# DIAL/Generic lässt sich nicht entfernen



## Anonymous (26 September 2004)

Hallo zusammen.

Habe bei mir Ad Aware laufen lassen und dann ging auf einmal ein Fenster von Antivir auf. Da steht dann folgendes:


C:\DOKUME~1\ALEX\LOKALE~1\TEMP\AAWTMP\C60656\17471B\C&C GENER„LE - DIE STUNDE NULL.EXE

Enthält Signatur eines kostenverursachenden Einwahlprogrammes DIAL/Generic (Dialer)

Leider hat es nichts gebracht auf Bertroffene Datei löschen usw zu klicken. wenn ich "C:\DOKUME~1\ALEX\LOKALE~1\TEMP\AAWTMP\C60656\17471B\C&C GENER„LE - DIE STUNDE NULL.EXE" unter suchen eingebe öffnet sich auch dieses Antivir Warnfenster.

Wie wird man dieses scheiss Teil los? :-(

Hoffe jemand kann mir helfen.

Vielen Dank,ALEX


----------



## KatzenHai (27 September 2004)

"C&C Generäle - Die Stunde Null" ist eine Ausgabe von Command & Conquer  - mir scheint dein Problem nicht wirklich eines zu sein.

Gibt es bei dem Spiel eine Online-Version (Gruppenspiel)?


----------



## Anonymous (27 September 2004)

nein spiele mit dem spiel nicht online oder so.

Bekomme jetzt noch andere meldungen:


habe jetzt einen scan durchgeführt mit " eScan AntiVirus Toolkit" von der Firma Kaspersky und hier nun der Log icon_exclaim.gif

File C:\WINDOWS\System32\vpc32.exe infected by "Backdoor.Win32.Rbot.gen" Virus.

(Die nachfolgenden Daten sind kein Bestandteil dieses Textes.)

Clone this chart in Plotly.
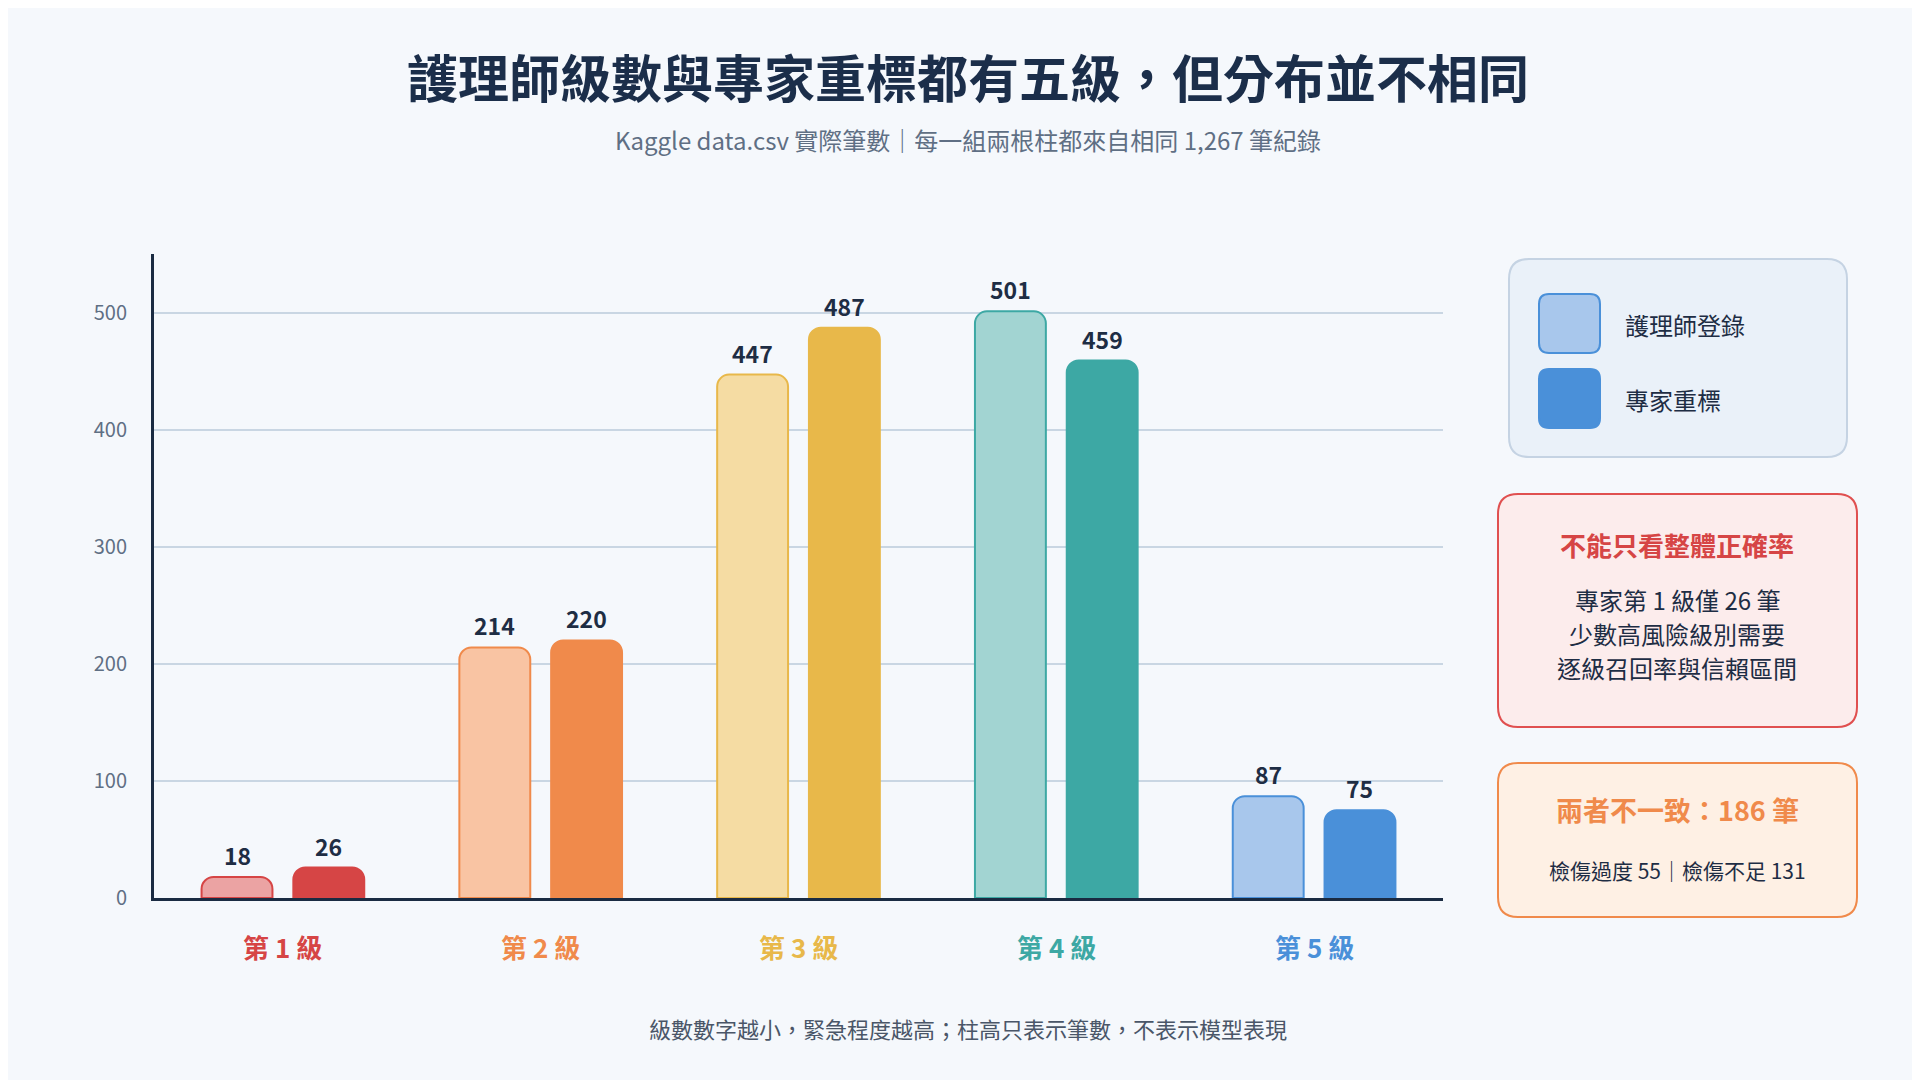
import plotly.graph_objects as go

levels = ["第 1 級", "第 2 級", "第 3 級", "第 4 級", "第 5 級"]
nurse = [18, 214, 447, 501, 87]
expert = [26, 220, 487, 459, 75]
dark = ["#D64545", "#F08A4B", "#E8B84A", "#3DA8A4", "#4A90D9"]
light = ["#EBA3A3", "#F9C4A3", "#F5DCA3", "#A2D4D2", "#A8C7EC"]
yticks = [0, 100, 200, 300, 400, 500]

W, H = 1920, 1080
L, R, T, B = 146, 1435, 246, 890
FONT = "Noto Sans CJK TC"

def px(x): return (x - L) / (R - L)
def py(y): return (B - y) / (B - T)

xs = list(range(len(levels)))
off, bw = 0.178, 0.275
fig = go.Figure()
fig.add_bar(x=[i - off for i in xs], y=nurse, width=bw, marker=dict(color=light, line=dict(color=dark, width=2)),
            showlegend=False)
fig.add_bar(x=[i + off for i in xs], y=expert, width=bw, marker=dict(color=dark, line=dict(color=dark, width=2)),
            showlegend=False)

ann = []
for i in xs:
    for dx, v in ((-off, nurse[i]), (off, expert[i])):
        ann.append(dict(x=i + dx, y=v, yshift=22, text=f"<b>{v}</b>", showarrow=False,
                        font=dict(size=23, color="#1E2D44", family=FONT), yanchor="middle"))
    ann.append(dict(x=i, y=0, yshift=-48, text=f"<b>{levels[i]}</b>", showarrow=False,
                    font=dict(size=26, color=dark[i], family=FONT)))

def txt(x, y, t, size, color, bold=False, xanchor="center"):
    ann.append(dict(xref="paper", yref="paper", x=px(x), y=py(y), text=f"<b>{t}</b>" if bold else t,
                    showarrow=False, xanchor=xanchor, yanchor="middle", font=dict(size=size, color=color, family=FONT)))

txt(960, 68, "護理師級數與專家重標都有五級，但分布並不相同", 51, "#1B2E4A", True)
txt(960, 132, "Kaggle data.csv 實際筆數｜每一組兩根柱都來自相同 1,267 筆紀錄", 24, "#5F6F84")
txt(960, 1020, "級數數字越小，緊急程度越高；柱高只表示筆數，不表示模型表現", 22, "#4A5668")

shapes = []
def rr(x0, y0, x1, y1, r):
    X = lambda v: px(v); Y = lambda v: py(v)
    return (f"M {X(x0+r)},{Y(y0)} L {X(x1-r)},{Y(y0)} Q {X(x1)},{Y(y0)} {X(x1)},{Y(y0+r)} "
            f"L {X(x1)},{Y(y1-r)} Q {X(x1)},{Y(y1)} {X(x1-r)},{Y(y1)} L {X(x0+r)},{Y(y1)} "
            f"Q {X(x0)},{Y(y1)} {X(x0)},{Y(y1-r)} L {X(x0)},{Y(y0+r)} Q {X(x0)},{Y(y0)} {X(x0+r)},{Y(y0)} Z")
def box(x0, y0, x1, y1, fill, line, w=2, r=20):
    shapes.append(dict(type="path", xref="paper", yref="paper", fillcolor=fill, line=dict(color=line, width=w),
                       path=rr(x0, y0, x1, y1, r)))

box(1501, 251, 1839, 449, "#EAF1F9", "#C5D3E3")
box(1531, 286, 1592, 345, "#A8C7EC", "#4A90D9", 2, 10)
box(1531, 361, 1592, 420, "#4A90D9", "#4A90D9", 2, 10)
txt(1615, 316, "護理師登錄", 24, "#1E2D44", xanchor="left")
txt(1615, 391, "專家重標", 24, "#1E2D44", xanchor="left")

box(1490, 486, 1849, 719, "#FCECEC", "#E05050")
txt(1669, 536, "不能只看整體正確率", 26, "#D64545", True)
txt(1669, 591, "專家第 1 級僅 26 筆", 24, "#1E2D44")
txt(1669, 625, "少數高風險級別需要", 24, "#1E2D44")
txt(1669, 659, "逐級召回率與信賴區間", 24, "#1E2D44")

box(1490, 755, 1849, 909, "#FEF0E4", "#F08A4B")
txt(1669, 801, "兩者不一致：186 筆", 27, "#F08A4B", True)
txt(1669, 862, "檢傷過度 55｜檢傷不足 131", 21, "#1E2D44")

fig.update_layout(
    width=W, height=H, paper_bgcolor="#F5F8FC", plot_bgcolor="#F5F8FC",
    margin=dict(l=L, r=W - R, t=T, b=H - B), barmode="overlay", barcornerradius=12,
    annotations=ann, shapes=shapes, font=dict(family=FONT),
    xaxis=dict(range=[-0.5, 4.5], showticklabels=False, showgrid=False, zeroline=False,
               showline=True, linecolor="#1A2B42", linewidth=3),
    yaxis=dict(range=[0, 550], tickvals=yticks, showgrid=True, gridcolor="#C9D6E3", gridwidth=1.5,
               zeroline=False, showline=True, linecolor="#1A2B42", linewidth=3, ticks="",
               tickfont=dict(size=20, color="#5F6F84"), ticklabelstandoff=20),
)
fig.write_html("out.html")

Action Taken: File Renamed.

File C:\System Volume Information\_restore{3D54BC3D-FF1F-434F-B216-7869286FECF7}\RP30\A0009164.exe infected by "Backdoor.Win32.Rbot.gen" Virus. Action Taken: File Renamed.

File C:\System Volume Information\_restore{3D54BC3D-FF1F-434F-B216-7869286FECF7}\RP33\A0012357.exe infected by "Backdoor.Win32.Rbot.gen" Virus. Action Taken: File Renamed.

File D:\altes backup\downloads\FlashFXP_21_Setup.exe tagged as not-a-virus:Tool.Win32.Reboot. No Action Taken. 

Hoffe jemand kann mit helfen.

Danke,ALEX


----------